Второе разочарование — при игре в «ваш карман» обнаруживаю у Алика, самого-самого друга, свой заветный пропавший фантик — хорош он был, большой и твердый (я про фантик), от малой плиточки шоколада «Гвардейский», выигрывал часто.


Так вот, игры.

«Ваш карман», «ваша зелень», «замри-отомри» — на них заключались, фантики, прятки (пора — не пора, иду со двора, кто за мной стоит, тот в огне горит, кто не спрятался — я не отвечаю), салочки, колдунчики, штандер, чижик, лапта круговая, лапта беговая (сродни бейсболу), козел отмерной, казаки-разбойники, сыщики-воры, кольцо-кольцо, садовник, «да» и «нет» не говорите, разрывные цепи, ножички (отрез земли и нечто иное, связанное с различными способами бросания ножа), классики в ассортименте, десяточка (десять способов бросания мяча в стену и ловли). А классово чуждые дети — это пристеночек, чеканка, обруч, гонимый крючком из проволоки, да самокат: две доски и два подшипника. Особый шик: в ответ на объявленную врасплох «вашу зелень» — где-нибудь на берегу речки летом — отвернуть крайнюю плоть (попросту, залупу показать) и предъявить травинку. Ну и, конечно, — война. Откуда-то был у Виталика крошечный револьверчик, брелок наверное, все думал: «Вот будем играть в войну, меня как бы поймают, обыщут, а револьвер не заметят. Приведут на допрос, а я — кх-кх — всех постреляю и убегу». Но — ничего не получилось, револьвер нашли и отняли «большие», чуть ли не пятиклассники.

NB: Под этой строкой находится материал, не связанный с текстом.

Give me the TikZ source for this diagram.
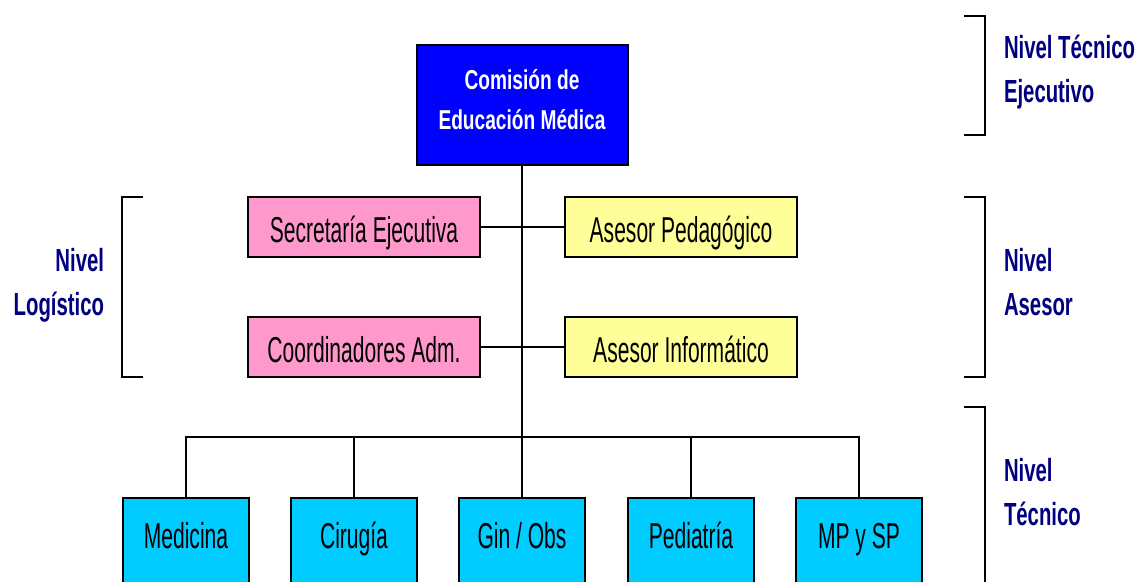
\documentclass[tikz,border=0pt]{standalone}
\usepackage{fontspec}
\setmainfont{Liberation Sans}[FakeStretch=0.585]
\newfontfamily\headfont{Liberation Sans}[FakeStretch=0.70]
\newfontfamily\levelfont{Liberation Sans}[FakeStretch=0.635]
\usepackage{tikz}

\definecolor{cemblue}{RGB}{0,0,255}
\definecolor{logpink}{RGB}{255,153,204}
\definecolor{aseyellow}{RGB}{255,255,153}
\definecolor{tecyan}{RGB}{0,204,255}
\definecolor{nivnavy}{RGB}{0,0,128}

\begin{document}
\begin{tikzpicture}
		[
		x=0.75pt, y=-0.75pt,
		line width=1.5pt
		]
		
		% Box styles: head, staff (pink and yellow) and departments
		\tikzstyle{head box}=[draw,fill=cemblue,text=white,align=center,inner sep=0pt,text depth=9pt,minimum width=158.25pt,minimum height=90pt,font=\headfont\bfseries\fontsize{20.5}{30}\selectfont];
		\tikzstyle{staff box}=[draw,inner ysep=0pt,minimum width=173.5pt,text height=33.75pt,text depth=11.25pt,font=\fontsize{27}{30}\selectfont];
		\tikzstyle{log box}=[staff box,fill=logpink];
		\tikzstyle{ase box}=[staff box,fill=aseyellow];
		\tikzstyle{dept box}=[draw,fill=tecyan,anchor=north,inner ysep=0pt,minimum width=94.5pt,text height=37.5pt,text depth=45pt,font=\fontsize{27}{30}\selectfont];
		% Level labels
		\tikzstyle{level}=[text=nivnavy,inner sep=0pt,font=\levelfont\bfseries\fontsize{24}{33}\selectfont];
		
		\useasboundingbox (0,0) rectangle (1140,582);
		\clip (0,0) rectangle (1140,582);
		
		% Comision
		\node (cem)[head box] at (522,105) {Comisión de\\Educación Médica};
		
		% Logistica y asesores
		\node (sec)[log box] at (364,227) {Secretaría Ejecutiva};
		\node (coa)[log box] at (364,347) {Coordinadores Adm.};
		\node (ape)[ase box] at (681,227) {Asesor Pedagógico};
		\node (ain)[ase box] at (681,347) {Asesor Informático};
		
		% Departamentos
		\node (med)[dept box] at (186,497) {Medicina};
		\node (cir)[dept box] at (354,497) {Cirugía};
		\node (gin)[dept box] at (522,497) {Gin / Obs};
		\node (ped)[dept box] at (691,497) {Pediatría};
		\node (mps)[dept box] at (859,497) {MP y SP};
		
		% Connectors
		\coordinate (bus) at (522,437);
		\draw (cem.south) -- (bus);
		\draw (sec.east) -- (ape.west);
		\draw (coa.east) -- (ain.west);
		\draw (med.north) -- (med.north |- bus) -- (mps.north |- bus) -- (mps.north);
		\draw (cir.north) -- (cir.north |- bus);
		\draw (gin.north) -- (gin.north |- bus);
		\draw (ped.north) -- (ped.north |- bus);
		
		% Brackets
		\draw (964,16) -- (985,16) -- (985,135) -- (964,135);
		\draw (964,197) -- (985,197) -- (985,377) -- (964,377);
		\draw (964,407) -- (985,407) -- (985,600);
		\draw (143,197) -- (122,197) -- (122,377) -- (143,377);
		
		% Levels (base = baseline of the last line)
		\node (ntej)[level,anchor=base west,align=left] at (1003,102) {Nivel Técnico\\Ejecutivo};
		\node (nase)[level,anchor=base west,align=left] at (1003,315) {Nivel\\Asesor};
		\node (ntec)[level,anchor=base west,align=left] at (1003,525) {Nivel\\Técnico};
		\node (nlog)[level,anchor=base east,align=right] at (105,315) {Nivel\\Logístico};
\end{tikzpicture}
\end{document}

Это зарядьевское житье вдруг через полвека с лишним вновь овладело им, втянуло в свою утробу, заставило вспоминать, вспоминать, вспоминать. Музейщики дом-боярки (да уж, теперь это респектабельный музей московской старины) разыскали и собрали старых и прежних (и то, и другое в одних лицах) жителей округи на интервью с чаепитием. Бабульки и дедульки рассматривали фотографии старых дворов и галерейчатых зданий и бормотали: вот-вот угол Елецкого и Максимовского, тут я покупала соевые батончики… А здесь школа была, четыреста четвертая. А здесь — зеркалка… И вот на экране — эта зеркалка. Угол Максимки и Варварки, на церковной стене табличка: «Зеркальная мастерская». На лестнице мальчонка в коротких штанишках, чулках и кепке. Голову повернул к объективу, глаза жалкие.